School has recently submitted an EHCNA request for our daughter. She is 8 and has various neurodiversity and some minor physical disabilities. She is meeting age expectations but the educational psychologist's opinion is this is way below her IQ. The application was supported by lots of professional reports. We are currently funding large amounts of support (Occupational therapy, speech therapy and physio), which has been recommended by NHS, but they have said we should access in community by way of EHCP (which I agree to largely because actually what has been helpful is training the TAs to provide this in the classroom, because then the provision is regular and often (rather then every week in a clinic)). This is on top of school providing extensive support.
SENCO (very experienced at school known for good SEN provision) was very confident request for EHCNA would be granted.
We've just had a letter refusing. No explanation just that there is not a case to proceed a needs assessment and school should continue to provide SEN support. What about all the additional support needed which we and school can't provide (school have set out costings) and also the support we are paying for privately - are they just saying actually that's not needed?
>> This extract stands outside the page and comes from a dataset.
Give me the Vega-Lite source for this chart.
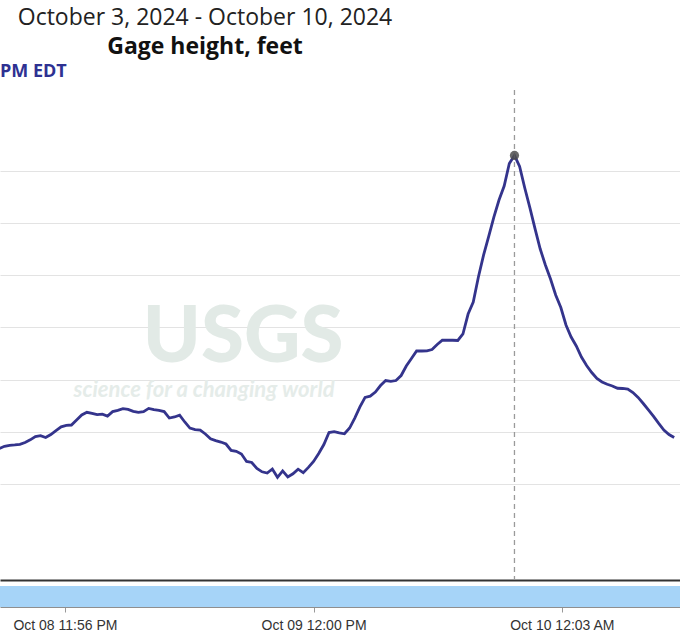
{
  "$schema": "https://vega.github.io/schema/vega-lite/v6.json",
  "padding": {"left": 0, "right": 0, "top": 7, "bottom": 0},
  "background": "white",
  "config": {"view": {"stroke": null}, "concat": {"spacing": 5}},
  "title": {
    "text": "October 3, 2024 - October 10, 2024",
    "subtitle": "Gage height, feet",
    "anchor": "middle",
    "dx": -135,
    "offset": 4,
    "font": "Open Sans",
    "fontSize": 23,
    "fontWeight": "normal",
    "color": "#222222",
    "subtitleFont": "Open Sans",
    "subtitleFontSize": 23,
    "subtitleFontWeight": "bold",
    "subtitleColor": "#111111",
    "subtitlePadding": 6
  },
  "datasets": {
    "gage": [
      {"t": "2024-10-08T20:30", "v": 2.326},
      {"t": "2024-10-08T20:45", "v": 2.340},
      {"t": "2024-10-08T21:00", "v": 2.361},
      {"t": "2024-10-08T21:15", "v": 2.371},
      {"t": "2024-10-08T21:30", "v": 2.374},
      {"t": "2024-10-08T21:45", "v": 2.380},
      {"t": "2024-10-08T22:00", "v": 2.398},
      {"t": "2024-10-08T22:15", "v": 2.423},
      {"t": "2024-10-08T22:30", "v": 2.455},
      {"t": "2024-10-08T22:45", "v": 2.463},
      {"t": "2024-10-08T23:00", "v": 2.445},
      {"t": "2024-10-08T23:15", "v": 2.474},
      {"t": "2024-10-08T23:30", "v": 2.512},
      {"t": "2024-10-08T23:45", "v": 2.548},
      {"t": "2024-10-09T00:00", "v": 2.562},
      {"t": "2024-10-09T00:15", "v": 2.565},
      {"t": "2024-10-09T00:30", "v": 2.613},
      {"t": "2024-10-09T00:45", "v": 2.661},
      {"t": "2024-10-09T01:00", "v": 2.687},
      {"t": "2024-10-09T01:15", "v": 2.677},
      {"t": "2024-10-09T01:30", "v": 2.664},
      {"t": "2024-10-09T01:45", "v": 2.669},
      {"t": "2024-10-09T02:00", "v": 2.651},
      {"t": "2024-10-09T02:15", "v": 2.693},
      {"t": "2024-10-09T02:30", "v": 2.705},
      {"t": "2024-10-09T02:45", "v": 2.721},
      {"t": "2024-10-09T03:00", "v": 2.714},
      {"t": "2024-10-09T03:15", "v": 2.696},
      {"t": "2024-10-09T03:30", "v": 2.687},
      {"t": "2024-10-09T03:45", "v": 2.693},
      {"t": "2024-10-09T04:00", "v": 2.724},
      {"t": "2024-10-09T04:15", "v": 2.712},
      {"t": "2024-10-09T04:30", "v": 2.706},
      {"t": "2024-10-09T04:45", "v": 2.694},
      {"t": "2024-10-09T05:00", "v": 2.632},
      {"t": "2024-10-09T05:15", "v": 2.642},
      {"t": "2024-10-09T05:30", "v": 2.660},
      {"t": "2024-10-09T05:45", "v": 2.594},
      {"t": "2024-10-09T06:00", "v": 2.536},
      {"t": "2024-10-09T06:15", "v": 2.521},
      {"t": "2024-10-09T06:30", "v": 2.517},
      {"t": "2024-10-09T06:45", "v": 2.479},
      {"t": "2024-10-09T07:00", "v": 2.433},
      {"t": "2024-10-09T07:15", "v": 2.415},
      {"t": "2024-10-09T07:30", "v": 2.402},
      {"t": "2024-10-09T07:45", "v": 2.383},
      {"t": "2024-10-09T08:00", "v": 2.321},
      {"t": "2024-10-09T08:15", "v": 2.313},
      {"t": "2024-10-09T08:30", "v": 2.287},
      {"t": "2024-10-09T08:45", "v": 2.216},
      {"t": "2024-10-09T09:00", "v": 2.206},
      {"t": "2024-10-09T09:15", "v": 2.150},
      {"t": "2024-10-09T09:30", "v": 2.117},
      {"t": "2024-10-09T09:45", "v": 2.105},
      {"t": "2024-10-09T10:00", "v": 2.144},
      {"t": "2024-10-09T10:15", "v": 2.064},
      {"t": "2024-10-09T10:30", "v": 2.126},
      {"t": "2024-10-09T10:45", "v": 2.067},
      {"t": "2024-10-09T11:00", "v": 2.098},
      {"t": "2024-10-09T11:15", "v": 2.142},
      {"t": "2024-10-09T11:30", "v": 2.109},
      {"t": "2024-10-09T11:45", "v": 2.159},
      {"t": "2024-10-09T12:00", "v": 2.216},
      {"t": "2024-10-09T12:15", "v": 2.292},
      {"t": "2024-10-09T12:30", "v": 2.378},
      {"t": "2024-10-09T12:45", "v": 2.493},
      {"t": "2024-10-09T13:00", "v": 2.501},
      {"t": "2024-10-09T13:15", "v": 2.489},
      {"t": "2024-10-09T13:30", "v": 2.481},
      {"t": "2024-10-09T13:45", "v": 2.536},
      {"t": "2024-10-09T14:00", "v": 2.632},
      {"t": "2024-10-09T14:15", "v": 2.738},
      {"t": "2024-10-09T14:30", "v": 2.830},
      {"t": "2024-10-09T14:45", "v": 2.841},
      {"t": "2024-10-09T15:00", "v": 2.881},
      {"t": "2024-10-09T15:15", "v": 2.943},
      {"t": "2024-10-09T15:30", "v": 2.991},
      {"t": "2024-10-09T15:45", "v": 2.984},
      {"t": "2024-10-09T16:00", "v": 2.991},
      {"t": "2024-10-09T16:15", "v": 3.039},
      {"t": "2024-10-09T16:30", "v": 3.130},
      {"t": "2024-10-09T16:45", "v": 3.202},
      {"t": "2024-10-09T17:00", "v": 3.274},
      {"t": "2024-10-09T17:15", "v": 3.274},
      {"t": "2024-10-09T17:30", "v": 3.276},
      {"t": "2024-10-09T17:45", "v": 3.288},
      {"t": "2024-10-09T18:00", "v": 3.336},
      {"t": "2024-10-09T18:15", "v": 3.377},
      {"t": "2024-10-09T18:30", "v": 3.379},
      {"t": "2024-10-09T18:45", "v": 3.377},
      {"t": "2024-10-09T19:00", "v": 3.375},
      {"t": "2024-10-09T19:15", "v": 3.437},
      {"t": "2024-10-09T19:30", "v": 3.628},
      {"t": "2024-10-09T19:45", "v": 3.743},
      {"t": "2024-10-09T20:00", "v": 3.983},
      {"t": "2024-10-09T20:15", "v": 4.193},
      {"t": "2024-10-09T20:30", "v": 4.371},
      {"t": "2024-10-09T20:45", "v": 4.557},
      {"t": "2024-10-09T21:00", "v": 4.720},
      {"t": "2024-10-09T21:15", "v": 4.854},
      {"t": "2024-10-09T21:30", "v": 5.070},
      {"t": "2024-10-09T21:45", "v": 5.147},
      {"t": "2024-10-09T22:00", "v": 5.041},
      {"t": "2024-10-09T22:15", "v": 4.835},
      {"t": "2024-10-09T22:30", "v": 4.644},
      {"t": "2024-10-09T22:45", "v": 4.443},
      {"t": "2024-10-09T23:00", "v": 4.251},
      {"t": "2024-10-09T23:15", "v": 4.098},
      {"t": "2024-10-09T23:30", "v": 3.964},
      {"t": "2024-10-09T23:45", "v": 3.810},
      {"t": "2024-10-10T00:00", "v": 3.690},
      {"t": "2024-10-10T00:15", "v": 3.523},
      {"t": "2024-10-10T00:30", "v": 3.408},
      {"t": "2024-10-10T00:45", "v": 3.322},
      {"t": "2024-10-10T01:00", "v": 3.216},
      {"t": "2024-10-10T01:15", "v": 3.135},
      {"t": "2024-10-10T01:30", "v": 3.068},
      {"t": "2024-10-10T01:45", "v": 3.011},
      {"t": "2024-10-10T02:00", "v": 2.977},
      {"t": "2024-10-10T02:15", "v": 2.955},
      {"t": "2024-10-10T02:30", "v": 2.939},
      {"t": "2024-10-10T02:45", "v": 2.917},
      {"t": "2024-10-10T03:00", "v": 2.915},
      {"t": "2024-10-10T03:15", "v": 2.910},
      {"t": "2024-10-10T03:30", "v": 2.876},
      {"t": "2024-10-10T03:45", "v": 2.829},
      {"t": "2024-10-10T04:00", "v": 2.771},
      {"t": "2024-10-10T04:15", "v": 2.709},
      {"t": "2024-10-10T04:30", "v": 2.647},
      {"t": "2024-10-10T04:45", "v": 2.580},
      {"t": "2024-10-10T05:00", "v": 2.517},
      {"t": "2024-10-10T05:15", "v": 2.474},
      {"t": "2024-10-10T05:30", "v": 2.445}
    ],
    "watermark": [
      {"wm": "USGS", "part": "logo"},
      {"wm": "science for a changing world", "part": "motto"}
    ]
  },
  "vconcat": [
    {
      "width": 680,
      "height": 490,
      "title": {
        "text": "PM EDT",
        "anchor": "start",
        "font": "Open Sans",
        "fontSize": 18,
        "fontWeight": "bold",
        "color": "#2e3192",
        "offset": 8
      },
      "layer": [
        {
          "data": {"name": "watermark"},
          "transform": [{"filter": "datum.part === 'logo'"}],
          "mark": {"type": "text", "font": "Lato", "fontSize": 78, "fontWeight": 900, "color": "#e2eae6", "align": "center", "baseline": "alphabetic"},
          "encoding": {
            "x": {"datum": {"year": 2024, "month": 10, "date": 9, "hours": 8, "minutes": 35}, "type": "temporal"},
            "y": {"datum": 3.169, "type": "quantitative"},
            "text": {"field": "wm", "type": "nominal"}
          }
        },
        {
          "data": {"name": "watermark"},
          "transform": [{"filter": "datum.part === 'motto'"}],
          "mark": {"type": "text", "font": "Lato", "fontSize": 22, "fontStyle": "italic", "fontWeight": "bold", "color": "#e5ece9", "align": "center", "baseline": "alphabetic"},
          "encoding": {
            "x": {"datum": {"year": 2024, "month": 10, "date": 9, "hours": 6, "minutes": 41}, "type": "temporal"},
            "y": {"datum": 2.833, "type": "quantitative"},
            "text": {"field": "wm", "type": "nominal"}
          }
        },
        {
          "data": {"name": "gage"},
          "mark": {"type": "line", "color": "#34348c", "strokeWidth": 2.8, "clip": true, "interpolate": "linear"},
          "encoding": {
            "x": {
              "field": "t",
              "type": "temporal",
              "scale": {
                "domain": [
                  {"year": 2024, "month": 10, "date": 8, "hours": 20, "minutes": 47},
                  {"year": 2024, "month": 10, "date": 10, "hours": 5, "minutes": 47}
                ],
                "nice": false
              },
              "axis": {"title": null, "labels": false, "ticks": false, "grid": false, "domain": true, "domainColor": "#333333", "domainWidth": 2, "minExtent": 0, "maxExtent": 0}
            },
            "y": {
              "field": "v",
              "type": "quantitative",
              "scale": {"domain": [1.0805, 5.774], "nice": false, "zero": false},
              "axis": {"title": null, "labels": false, "ticks": false, "domain": false, "grid": true, "gridColor": "#e3e3e3", "gridWidth": 1, "values": [2, 2.5, 3, 3.5, 4, 4.5, 5], "minExtent": 0, "maxExtent": 0}
            }
          }
        },
        {
          "data": {"name": "gage"},
          "transform": [
            {"joinaggregate": [{"op": "max", "field": "v", "as": "vmax"}]},
            {"filter": "datum.v === datum.vmax"}
          ],
          "layer": [
            {
              "mark": {"type": "rule", "color": "#9a9a9a", "strokeWidth": 1.3, "strokeDash": [5, 4]},
              "encoding": {"x": {"field": "t", "type": "temporal"}}
            },
            {
              "mark": {"type": "point", "filled": true, "color": "#4d4d4d", "opacity": 0.85, "size": 85, "shape": "circle"},
              "encoding": {
                "x": {"field": "t", "type": "temporal"},
                "y": {"field": "v", "type": "quantitative"}
              }
            }
          ]
        }
      ]
    },
    {
      "width": 680,
      "height": 21,
      "data": {"values": [{"band": "navigator"}]},
      "mark": {"type": "rect", "color": "#a6d4f8"},
      "encoding": {
        "x": {
          "datum": {"year": 2024, "month": 10, "date": 8, "hours": 20, "minutes": 47},
          "type": "temporal",
          "scale": {
            "domain": [
              {"year": 2024, "month": 10, "date": 8, "hours": 20, "minutes": 47},
              {"year": 2024, "month": 10, "date": 10, "hours": 5, "minutes": 47}
            ],
            "nice": false
          },
          "axis": {
            "title": null,
            "values": [
              {"year": 2024, "month": 10, "date": 8, "hours": 23, "minutes": 56},
              {"year": 2024, "month": 10, "date": 9, "hours": 12, "minutes": 0},
              {"year": 2024, "month": 10, "date": 10, "hours": 0, "minutes": 3}
            ],
            "format": "%b %d %I:%M %p",
            "labelFont": "Liberation Sans",
            "labelFontSize": 14,
            "labelColor": "#333333",
            "labelPadding": 6,
            "labelOverlap": false,
            "labelFlush": false,
            "tickColor": "#999999",
            "tickSize": 5,
            "domainColor": "#8f8f8f",
            "grid": false
          }
        },
        "x2": {"datum": {"year": 2024, "month": 10, "date": 10, "hours": 5, "minutes": 47}}
      }
    }
  ]
}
How can they say that when NHS clinicians and therapists have said it is? I wasn't expecting them to just agree, but surely that meets the requirement of "may need" for an assessment.
I will appeal, but we can't afford to keep funding these therapies for 6 months while we wait for an appeal and then possibly another 18 months/2 years for an EHCP appeal?
Someone said we would be better not funding these therapies because then my child would not cope and the LA would have to intervene? Is it really the case we are better off not paying for these therapies? Surely it can't work against us (or the LA can say they don't have to provide this) because we've found the money to pay for these (we did out of desperation and literally have used up most of our savings).
It just feels like the decision is really wrong, almost to the extent I wonder if they've just put the wrong outcome on the bottom (the letter read very like a template). Is there anyway to get someone to relook at the matter without heading to a tribunal. The LA have said we can have a Ways Forward meeting, but also they are sure they haven't made an error (given that position surely they are just going to sit there saying, "the panel decided".